When Alan Lafley took over as CEO of Procter & Gamble in 2000, the company was on a downswing. Profits were tanking and many of its biggest brands were losing market share to lower-priced competition. Some of the company’s senior executives urged Lafley to spend more on research and development. They reasoned that P&G needed to introduce exciting new products to spur growth. Others believed just as strongly that P&G had to rein in costs and lower its prices to compete with store brands and private labels.
Lafley considered the options, and then chose neither. Or, rather, he chose both. Over the next several years, he eliminated layers of management and instilled a relentless focus on cutting costs. At the same time, he adopted a new approach to innovation by teaming up with smaller companies to develop new products. Before long, P&G was back on track.
Roger Martin, dean of the Joseph L. Rotman School of Management, tells Lafley’s story in his new book, The Opposable Mind: How Successful Leaders Win Through Integrative Thinking (Harvard Business School Press). It illustrates his concept of “integrative thinking” – the ability to consider two opposing ideas, synthesize them and come up with an entirely new, and better, idea. Martin believes this skill is what sets apart great leaders from merely average ones, and for the past six years the Rotman School has been teaching it to MBA students. Most management books, and many MBA programs, examine what successful managers do. A more useful approach, says Martin, is to study how they think. So he interviewed 50 respected business leaders – sometimes for as long as eight hours – to tease out how they make important decisions.
When attempting to resolve a dilemma, “integrative” thinkers differ from regular thinkers on four key points, writes Martin. They take a broader view of what’s relevant to their decision, more fully explore how these elements relate to each other, consider the problem in all of its complexity rather than breaking it into parts, and don’t accept unpleasant trade-offs in order to find a solution. They always search for a creative outcome.

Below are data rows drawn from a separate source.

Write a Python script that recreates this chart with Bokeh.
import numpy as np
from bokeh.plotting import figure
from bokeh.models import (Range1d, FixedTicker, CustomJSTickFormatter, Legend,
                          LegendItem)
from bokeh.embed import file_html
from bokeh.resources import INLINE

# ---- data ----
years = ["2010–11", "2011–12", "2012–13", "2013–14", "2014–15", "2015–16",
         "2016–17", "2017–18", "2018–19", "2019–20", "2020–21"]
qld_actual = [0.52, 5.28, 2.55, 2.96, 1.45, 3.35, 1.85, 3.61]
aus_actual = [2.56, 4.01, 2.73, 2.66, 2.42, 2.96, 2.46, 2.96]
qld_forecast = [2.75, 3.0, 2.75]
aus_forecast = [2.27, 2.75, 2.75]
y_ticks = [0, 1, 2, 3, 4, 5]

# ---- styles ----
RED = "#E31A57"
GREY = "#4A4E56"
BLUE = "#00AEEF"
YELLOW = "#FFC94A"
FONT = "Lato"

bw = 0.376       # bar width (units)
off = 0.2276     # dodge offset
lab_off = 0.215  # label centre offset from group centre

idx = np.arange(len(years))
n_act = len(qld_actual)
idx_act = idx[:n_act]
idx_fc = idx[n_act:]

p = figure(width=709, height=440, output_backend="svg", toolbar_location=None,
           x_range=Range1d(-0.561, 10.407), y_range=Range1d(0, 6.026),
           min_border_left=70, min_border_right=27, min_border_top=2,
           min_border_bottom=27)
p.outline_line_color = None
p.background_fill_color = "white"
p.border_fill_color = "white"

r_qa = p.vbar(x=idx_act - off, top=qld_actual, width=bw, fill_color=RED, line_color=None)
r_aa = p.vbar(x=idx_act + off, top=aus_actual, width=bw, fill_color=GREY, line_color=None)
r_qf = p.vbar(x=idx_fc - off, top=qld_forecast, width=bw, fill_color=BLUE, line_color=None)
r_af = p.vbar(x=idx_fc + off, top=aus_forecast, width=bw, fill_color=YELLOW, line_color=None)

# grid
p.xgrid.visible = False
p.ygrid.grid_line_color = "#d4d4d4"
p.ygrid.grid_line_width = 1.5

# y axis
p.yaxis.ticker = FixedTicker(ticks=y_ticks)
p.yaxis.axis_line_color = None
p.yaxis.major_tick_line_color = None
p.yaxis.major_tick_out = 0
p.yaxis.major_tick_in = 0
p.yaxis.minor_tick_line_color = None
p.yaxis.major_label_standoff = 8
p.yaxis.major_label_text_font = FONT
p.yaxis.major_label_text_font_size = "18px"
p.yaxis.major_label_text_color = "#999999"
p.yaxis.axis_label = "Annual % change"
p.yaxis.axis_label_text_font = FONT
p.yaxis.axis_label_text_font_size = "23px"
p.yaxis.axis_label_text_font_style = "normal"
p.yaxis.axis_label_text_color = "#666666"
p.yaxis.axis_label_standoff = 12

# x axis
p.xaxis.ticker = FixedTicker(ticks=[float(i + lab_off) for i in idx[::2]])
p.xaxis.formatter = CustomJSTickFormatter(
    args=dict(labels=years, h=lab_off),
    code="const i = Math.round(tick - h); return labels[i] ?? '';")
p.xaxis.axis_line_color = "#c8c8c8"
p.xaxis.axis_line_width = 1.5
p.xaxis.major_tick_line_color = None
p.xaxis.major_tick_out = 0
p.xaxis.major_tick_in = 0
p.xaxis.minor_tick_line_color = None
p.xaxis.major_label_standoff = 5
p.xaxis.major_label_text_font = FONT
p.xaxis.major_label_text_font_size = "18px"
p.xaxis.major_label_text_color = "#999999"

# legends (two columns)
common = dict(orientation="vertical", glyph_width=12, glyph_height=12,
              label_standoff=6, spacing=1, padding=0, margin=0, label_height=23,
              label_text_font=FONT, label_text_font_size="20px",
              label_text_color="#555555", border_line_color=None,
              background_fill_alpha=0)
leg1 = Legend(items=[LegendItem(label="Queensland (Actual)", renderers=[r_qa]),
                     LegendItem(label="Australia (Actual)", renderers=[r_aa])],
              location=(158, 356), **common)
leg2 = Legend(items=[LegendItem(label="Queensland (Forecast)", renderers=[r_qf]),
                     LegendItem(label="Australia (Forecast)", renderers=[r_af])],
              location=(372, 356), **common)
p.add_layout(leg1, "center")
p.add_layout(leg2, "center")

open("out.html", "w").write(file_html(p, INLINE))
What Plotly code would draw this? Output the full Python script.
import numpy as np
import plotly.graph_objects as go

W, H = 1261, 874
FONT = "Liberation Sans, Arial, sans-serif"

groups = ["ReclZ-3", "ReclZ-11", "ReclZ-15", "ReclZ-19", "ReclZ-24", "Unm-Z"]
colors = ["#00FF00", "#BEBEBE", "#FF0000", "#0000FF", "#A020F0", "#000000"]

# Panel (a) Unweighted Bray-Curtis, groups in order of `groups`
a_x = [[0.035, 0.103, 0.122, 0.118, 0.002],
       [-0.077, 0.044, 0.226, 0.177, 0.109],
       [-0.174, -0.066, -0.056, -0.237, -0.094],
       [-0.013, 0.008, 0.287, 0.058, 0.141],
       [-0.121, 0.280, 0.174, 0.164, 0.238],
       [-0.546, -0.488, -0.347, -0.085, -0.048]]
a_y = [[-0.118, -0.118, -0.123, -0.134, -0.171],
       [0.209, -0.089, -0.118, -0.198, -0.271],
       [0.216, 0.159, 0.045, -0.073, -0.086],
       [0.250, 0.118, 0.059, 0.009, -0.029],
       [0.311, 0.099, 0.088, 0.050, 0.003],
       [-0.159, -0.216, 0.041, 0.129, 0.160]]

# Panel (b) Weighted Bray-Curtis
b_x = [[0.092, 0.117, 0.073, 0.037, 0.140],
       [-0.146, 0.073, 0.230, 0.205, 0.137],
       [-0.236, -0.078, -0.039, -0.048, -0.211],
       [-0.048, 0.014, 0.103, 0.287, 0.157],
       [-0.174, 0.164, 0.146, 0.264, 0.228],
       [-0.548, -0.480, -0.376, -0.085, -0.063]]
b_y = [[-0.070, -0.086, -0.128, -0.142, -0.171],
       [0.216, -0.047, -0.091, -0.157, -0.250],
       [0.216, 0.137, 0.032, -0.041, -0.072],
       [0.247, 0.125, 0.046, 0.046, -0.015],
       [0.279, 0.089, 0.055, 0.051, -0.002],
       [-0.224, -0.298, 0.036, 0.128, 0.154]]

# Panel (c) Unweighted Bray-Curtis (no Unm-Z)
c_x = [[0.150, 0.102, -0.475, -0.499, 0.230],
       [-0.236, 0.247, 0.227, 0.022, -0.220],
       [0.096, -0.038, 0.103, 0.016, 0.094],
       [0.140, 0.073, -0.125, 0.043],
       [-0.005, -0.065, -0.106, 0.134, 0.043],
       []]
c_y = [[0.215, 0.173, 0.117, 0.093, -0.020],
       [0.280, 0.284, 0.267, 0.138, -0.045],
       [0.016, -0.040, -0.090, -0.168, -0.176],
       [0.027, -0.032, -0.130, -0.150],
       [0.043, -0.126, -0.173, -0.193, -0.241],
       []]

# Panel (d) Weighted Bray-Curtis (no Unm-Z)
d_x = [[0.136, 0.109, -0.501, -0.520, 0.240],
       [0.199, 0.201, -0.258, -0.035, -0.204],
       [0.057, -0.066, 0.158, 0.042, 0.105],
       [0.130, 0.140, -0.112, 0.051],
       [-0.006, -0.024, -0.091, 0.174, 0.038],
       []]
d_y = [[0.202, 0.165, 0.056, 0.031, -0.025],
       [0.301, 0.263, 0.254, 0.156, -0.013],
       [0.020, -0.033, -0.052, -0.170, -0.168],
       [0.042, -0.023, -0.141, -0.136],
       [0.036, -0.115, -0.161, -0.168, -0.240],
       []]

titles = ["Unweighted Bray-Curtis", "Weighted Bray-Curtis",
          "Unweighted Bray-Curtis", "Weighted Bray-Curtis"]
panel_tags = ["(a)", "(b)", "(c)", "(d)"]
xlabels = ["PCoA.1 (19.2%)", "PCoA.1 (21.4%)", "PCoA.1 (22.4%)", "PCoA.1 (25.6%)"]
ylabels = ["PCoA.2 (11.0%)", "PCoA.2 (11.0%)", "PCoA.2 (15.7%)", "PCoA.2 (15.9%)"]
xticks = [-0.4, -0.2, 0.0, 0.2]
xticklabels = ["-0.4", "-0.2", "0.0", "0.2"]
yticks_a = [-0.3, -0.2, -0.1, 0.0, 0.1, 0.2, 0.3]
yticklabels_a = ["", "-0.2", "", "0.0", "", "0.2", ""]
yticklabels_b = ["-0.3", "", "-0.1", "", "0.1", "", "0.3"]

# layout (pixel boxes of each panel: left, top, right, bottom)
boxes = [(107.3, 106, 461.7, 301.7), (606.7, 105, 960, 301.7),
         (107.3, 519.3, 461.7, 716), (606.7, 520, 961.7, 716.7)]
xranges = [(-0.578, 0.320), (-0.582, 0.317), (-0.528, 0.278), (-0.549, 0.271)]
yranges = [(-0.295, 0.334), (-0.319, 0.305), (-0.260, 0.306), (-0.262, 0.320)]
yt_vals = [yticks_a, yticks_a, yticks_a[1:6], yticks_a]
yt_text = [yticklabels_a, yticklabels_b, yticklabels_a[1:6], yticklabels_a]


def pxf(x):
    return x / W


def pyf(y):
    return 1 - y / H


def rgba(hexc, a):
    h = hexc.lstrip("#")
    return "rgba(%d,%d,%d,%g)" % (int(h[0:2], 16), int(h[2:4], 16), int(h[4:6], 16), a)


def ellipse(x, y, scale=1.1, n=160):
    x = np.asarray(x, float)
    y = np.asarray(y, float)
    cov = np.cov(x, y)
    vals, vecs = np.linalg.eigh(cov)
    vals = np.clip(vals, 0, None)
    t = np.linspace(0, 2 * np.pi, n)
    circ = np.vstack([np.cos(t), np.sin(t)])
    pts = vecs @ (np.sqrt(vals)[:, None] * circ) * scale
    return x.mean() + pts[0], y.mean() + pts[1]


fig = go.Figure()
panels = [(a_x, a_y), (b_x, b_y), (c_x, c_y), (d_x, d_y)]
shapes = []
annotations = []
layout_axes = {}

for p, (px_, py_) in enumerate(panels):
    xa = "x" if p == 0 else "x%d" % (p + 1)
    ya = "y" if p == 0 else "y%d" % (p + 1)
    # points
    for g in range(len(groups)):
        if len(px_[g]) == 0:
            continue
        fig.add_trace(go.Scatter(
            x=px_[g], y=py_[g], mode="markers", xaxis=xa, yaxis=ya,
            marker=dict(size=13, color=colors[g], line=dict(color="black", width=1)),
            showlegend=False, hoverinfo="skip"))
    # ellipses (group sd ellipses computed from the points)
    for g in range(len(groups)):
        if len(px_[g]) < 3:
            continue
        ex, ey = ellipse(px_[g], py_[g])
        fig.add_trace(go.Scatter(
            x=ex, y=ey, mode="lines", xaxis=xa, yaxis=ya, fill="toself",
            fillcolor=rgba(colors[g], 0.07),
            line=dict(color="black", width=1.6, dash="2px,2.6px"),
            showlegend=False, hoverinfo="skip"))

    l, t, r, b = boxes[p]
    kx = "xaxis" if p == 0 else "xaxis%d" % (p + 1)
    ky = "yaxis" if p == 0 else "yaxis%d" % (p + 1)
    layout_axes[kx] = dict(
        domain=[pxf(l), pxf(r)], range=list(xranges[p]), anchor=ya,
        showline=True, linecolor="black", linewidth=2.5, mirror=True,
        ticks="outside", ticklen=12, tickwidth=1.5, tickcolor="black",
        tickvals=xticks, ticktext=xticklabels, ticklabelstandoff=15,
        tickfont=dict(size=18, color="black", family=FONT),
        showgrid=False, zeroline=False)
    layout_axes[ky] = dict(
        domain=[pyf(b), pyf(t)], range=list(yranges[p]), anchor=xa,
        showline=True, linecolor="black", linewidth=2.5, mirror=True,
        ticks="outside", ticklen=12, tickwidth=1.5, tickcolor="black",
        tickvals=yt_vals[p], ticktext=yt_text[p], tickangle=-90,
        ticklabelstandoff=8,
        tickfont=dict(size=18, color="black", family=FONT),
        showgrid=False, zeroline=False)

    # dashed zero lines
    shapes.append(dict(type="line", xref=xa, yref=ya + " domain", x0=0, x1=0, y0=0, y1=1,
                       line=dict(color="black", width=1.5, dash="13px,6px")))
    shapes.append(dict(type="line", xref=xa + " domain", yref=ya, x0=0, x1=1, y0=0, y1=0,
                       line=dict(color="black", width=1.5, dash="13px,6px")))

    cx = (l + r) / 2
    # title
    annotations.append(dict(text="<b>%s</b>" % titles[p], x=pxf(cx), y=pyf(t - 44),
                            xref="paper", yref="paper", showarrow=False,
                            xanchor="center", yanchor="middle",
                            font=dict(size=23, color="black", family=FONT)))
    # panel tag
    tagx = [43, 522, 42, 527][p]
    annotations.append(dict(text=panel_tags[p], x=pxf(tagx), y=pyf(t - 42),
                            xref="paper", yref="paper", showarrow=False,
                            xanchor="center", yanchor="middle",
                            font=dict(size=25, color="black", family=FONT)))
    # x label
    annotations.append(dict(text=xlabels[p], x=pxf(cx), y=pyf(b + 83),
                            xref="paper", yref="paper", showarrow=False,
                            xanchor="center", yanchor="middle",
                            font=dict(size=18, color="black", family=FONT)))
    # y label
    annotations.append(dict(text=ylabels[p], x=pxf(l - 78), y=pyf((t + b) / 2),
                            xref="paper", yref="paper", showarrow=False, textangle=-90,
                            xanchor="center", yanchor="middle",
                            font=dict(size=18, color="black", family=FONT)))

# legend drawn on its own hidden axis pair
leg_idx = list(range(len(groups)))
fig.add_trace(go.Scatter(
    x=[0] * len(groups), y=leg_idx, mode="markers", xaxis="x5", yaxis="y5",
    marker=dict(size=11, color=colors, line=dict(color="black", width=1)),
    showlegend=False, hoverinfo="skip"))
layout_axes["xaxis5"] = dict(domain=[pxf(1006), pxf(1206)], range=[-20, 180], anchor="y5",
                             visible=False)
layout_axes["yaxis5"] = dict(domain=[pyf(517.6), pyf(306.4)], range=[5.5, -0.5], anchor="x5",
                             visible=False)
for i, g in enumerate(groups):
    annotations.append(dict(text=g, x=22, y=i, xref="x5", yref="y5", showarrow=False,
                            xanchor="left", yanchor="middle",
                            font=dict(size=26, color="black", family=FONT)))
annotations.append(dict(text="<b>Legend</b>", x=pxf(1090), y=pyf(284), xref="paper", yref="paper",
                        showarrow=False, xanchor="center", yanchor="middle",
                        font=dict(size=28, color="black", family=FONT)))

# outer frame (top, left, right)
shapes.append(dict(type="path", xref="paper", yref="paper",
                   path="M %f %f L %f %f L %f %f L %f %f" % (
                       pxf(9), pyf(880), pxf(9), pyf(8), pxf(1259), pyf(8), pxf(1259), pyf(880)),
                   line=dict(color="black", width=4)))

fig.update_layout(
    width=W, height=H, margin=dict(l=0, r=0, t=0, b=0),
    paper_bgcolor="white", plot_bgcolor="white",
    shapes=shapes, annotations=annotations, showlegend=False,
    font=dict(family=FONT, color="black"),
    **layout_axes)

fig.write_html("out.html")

Martin provides plenty of vivid, real-life examples to illustrate this process, though one wonders if the decisions the managers faced were quite as simple as the either-or choices he describes. (Lafley must either cut costs or boost R and D spending. Hotelier Isadore Sharpe can build either small motels or large business hotels.)
Martin devotes the second half of the book to teaching readers how to develop their own integrative thinking skills. He introduces a lot of new concepts – the section reads a little like a series of compressed MBA classes – but thankfully avoids jargon and provides exercises that allow readers to approach problems as Lafley might. “Reflecting on how you think is a powerful way to change how you think,” writes Martin.While this is true, most of us don’t know where to start. The Opposable Mind provides a map.